ING closes sale of three of its U.S. broker-dealers
Amsterdam, ING announced today that it has closed the sale of three of its U.S. independent retail broker-dealer units, which comprised three-quarters of ING Advisors Network, to Lightyear Capital LLC. ING did not disclose the terms of the agreement, which was previously announced on 3 November 2009.
The divested units include Financial Network Investment Corporation, based in El Segundo, Calif., Multi-Financial Securities Corporation, based in Denver, Colo., PrimeVest Financial Services, Inc., based in St. Cloud, Minn., as well as ING Brokers Network LLC, the holding company and back-office shared services supporting those broker-dealers, which collectively did business as ING Advisors Network.
ING will retain the remaining broker-dealer from the ING Advisors Network, ING Financial Partners, Inc., based in Des Moines, Iowa along with its other broker-dealer, ING Financial Advisers, Inc., based in Windsor, Conn. These broker-dealers are closely-affiliated and play a key role in ING’s strategy in the U.S.
The sale will not have a material impact on ING’s 2010 earnings.
ING is a global financial institution of Dutch origin offering banking, investments, life insurance and retirement services. As of 30 September 2009, ING served more than 85 million private, corporate and institutional clients in more than 40 countries. With a diverse workforce of about 110,000 people, ING is dedicated to setting the standard in helping our clients manage their financial future.
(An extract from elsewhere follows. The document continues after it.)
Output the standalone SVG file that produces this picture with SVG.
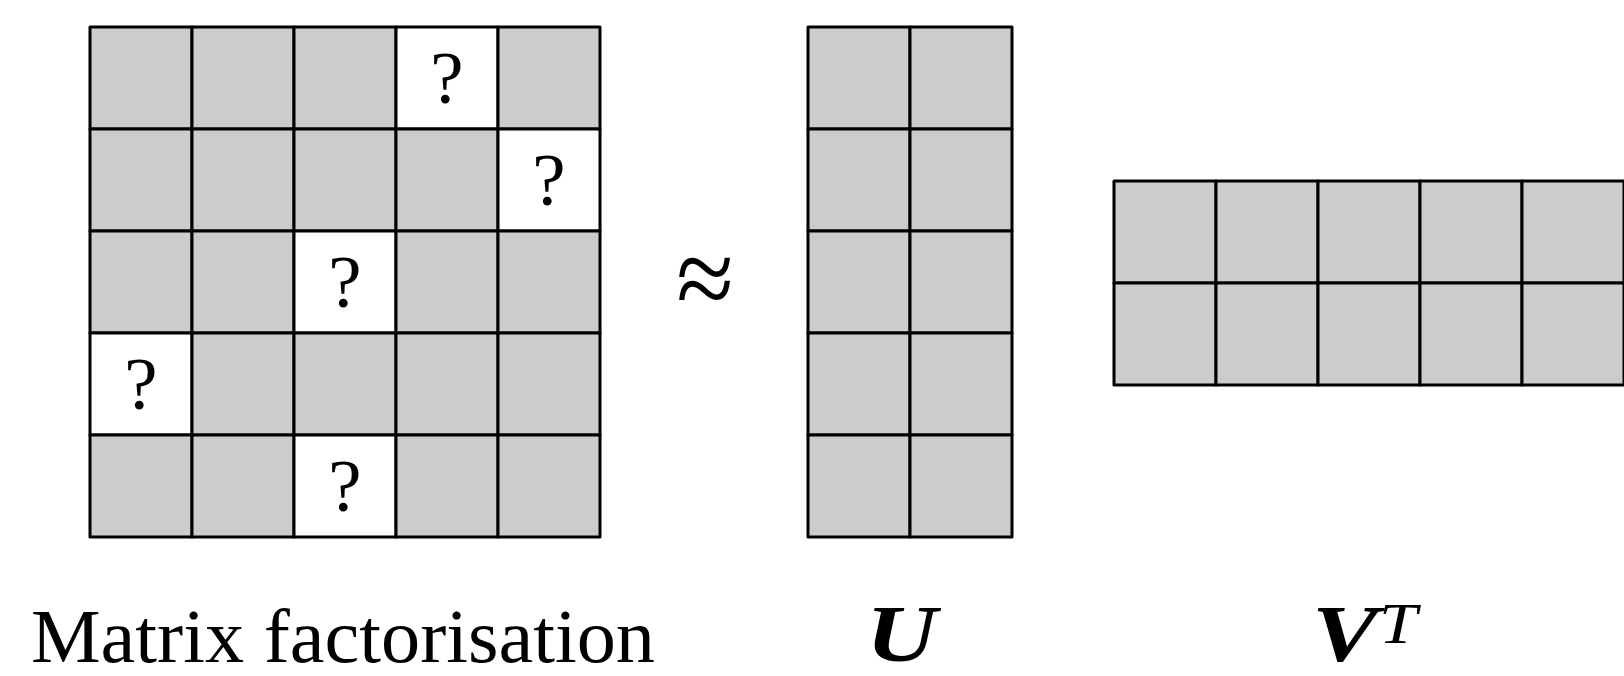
<svg xmlns="http://www.w3.org/2000/svg" width="1624" height="676" viewBox="0 0 1624 676">
<style>
.c{fill:#cccccc;stroke:#000;stroke-width:3;stroke-linejoin:round}
.w{fill:#ffffff;stroke:#000;stroke-width:3;stroke-linejoin:round}
.q{font-family:"Liberation Serif","DejaVu Serif",serif;font-size:75px;text-anchor:middle;fill:#000}
.lbl{font-family:"Liberation Serif","DejaVu Serif",serif;fill:#000}
</style>
<rect width="1624" height="676" fill="#fff"/>
<g id="matrix-R">
<rect class="c" x="90" y="27" width="102" height="102"/>
<rect class="c" x="192" y="27" width="102" height="102"/>
<rect class="c" x="294" y="27" width="102" height="102"/>
<rect class="w" x="396" y="27" width="102" height="102"/>
<rect class="c" x="498" y="27" width="102" height="102"/>
<rect class="c" x="90" y="129" width="102" height="102"/>
<rect class="c" x="192" y="129" width="102" height="102"/>
<rect class="c" x="294" y="129" width="102" height="102"/>
<rect class="c" x="396" y="129" width="102" height="102"/>
<rect class="w" x="498" y="129" width="102" height="102"/>
<rect class="c" x="90" y="231" width="102" height="102"/>
<rect class="c" x="192" y="231" width="102" height="102"/>
<rect class="w" x="294" y="231" width="102" height="102"/>
<rect class="c" x="396" y="231" width="102" height="102"/>
<rect class="c" x="498" y="231" width="102" height="102"/>
<rect class="w" x="90" y="333" width="102" height="102"/>
<rect class="c" x="192" y="333" width="102" height="102"/>
<rect class="c" x="294" y="333" width="102" height="102"/>
<rect class="c" x="396" y="333" width="102" height="102"/>
<rect class="c" x="498" y="333" width="102" height="102"/>
<rect class="c" x="90" y="435" width="102" height="102"/>
<rect class="c" x="192" y="435" width="102" height="102"/>
<rect class="w" x="294" y="435" width="102" height="102"/>
<rect class="c" x="396" y="435" width="102" height="102"/>
<rect class="c" x="498" y="435" width="102" height="102"/>
<text class="q" x="447" y="103">?</text>
<text class="q" x="549" y="205">?</text>
<text class="q" x="345" y="307">?</text>
<text class="q" x="141" y="409">?</text>
<text class="q" x="345" y="511">?</text>
</g>
<g id="approx" transform="translate(705,277) scale(1.05,1.15)">
<text class="lbl" x="0" y="35" font-size="100" text-anchor="middle">≈</text>
</g>
<g id="matrix-U">
<rect class="c" x="808" y="27" width="102" height="102"/>
<rect class="c" x="910" y="27" width="102" height="102"/>
<rect class="c" x="808" y="129" width="102" height="102"/>
<rect class="c" x="910" y="129" width="102" height="102"/>
<rect class="c" x="808" y="231" width="102" height="102"/>
<rect class="c" x="910" y="231" width="102" height="102"/>
<rect class="c" x="808" y="333" width="102" height="102"/>
<rect class="c" x="910" y="333" width="102" height="102"/>
<rect class="c" x="808" y="435" width="102" height="102"/>
<rect class="c" x="910" y="435" width="102" height="102"/>
</g>
<g id="matrix-VT">
<rect class="c" x="1114" y="181" width="102" height="102"/>
<rect class="c" x="1216" y="181" width="102" height="102"/>
<rect class="c" x="1318" y="181" width="102" height="102"/>
<rect class="c" x="1420" y="181" width="102" height="102"/>
<rect class="c" x="1522" y="181" width="102" height="102"/>
<rect class="c" x="1114" y="283" width="102" height="102"/>
<rect class="c" x="1216" y="283" width="102" height="102"/>
<rect class="c" x="1318" y="283" width="102" height="102"/>
<rect class="c" x="1420" y="283" width="102" height="102"/>
<rect class="c" x="1522" y="283" width="102" height="102"/>
</g>
<g id="labels">
<text class="lbl" x="31" y="662" font-size="77" textLength="624" lengthAdjust="spacingAndGlyphs">Matrix factorisation</text>
<text class="lbl" x="866" y="661" font-size="80" font-weight="bold" font-style="italic" textLength="71" lengthAdjust="spacingAndGlyphs">U</text>
<text class="lbl" x="1312" y="661" font-size="80" font-weight="bold" font-style="italic" textLength="66" lengthAdjust="spacingAndGlyphs">V</text>
<text class="lbl" x="1379" y="643" font-size="56" font-style="italic" textLength="38" lengthAdjust="spacingAndGlyphs">T</text>
</g>
</svg>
IMPORTANT LEGAL INFORMATION
Certain of the statements contained herein are statements of future expectations and other forward-looking statements. These expectations are based on management’s current views and assumptions and involve known and unknown risks and uncertainties. Actual results, performance or events may differ materially from those in such statements due to, among other things, (i) general economic conditions, in particular economic conditions in ING’s core markets, (ii) performance of financial markets, including developing markets, (iii) the implementation of ING’s restructuring plan to separate banking and insurance operations, (iv) changes in the availability of, and costs associated with, sources of liquidity, such as interbank funding, as well as conditions in the credit markets generally, including changes in borrower and counterparty creditworthiness, (v) the frequency and severity of insured loss events, (vi) mortality and morbidity levels and trends, (vii) persistency levels, (viii) interest rate levels, (ix) currency exchange rates, (x) general competitive factors, (xi) changes in laws and regulations, (xii) changes in the policies of governments and/or regulatory authorities, (xiii) conclusions with regard to purchase accounting assumptions and methodologies, (xiv) changes in ownership that could affect the future availability to us of net operating loss, net capital loss and built-in loss carryforwards, and (xv) ING’s ability to achieve projected operational synergies. ING assumes no obligation to update any forward-looking information contained in this document.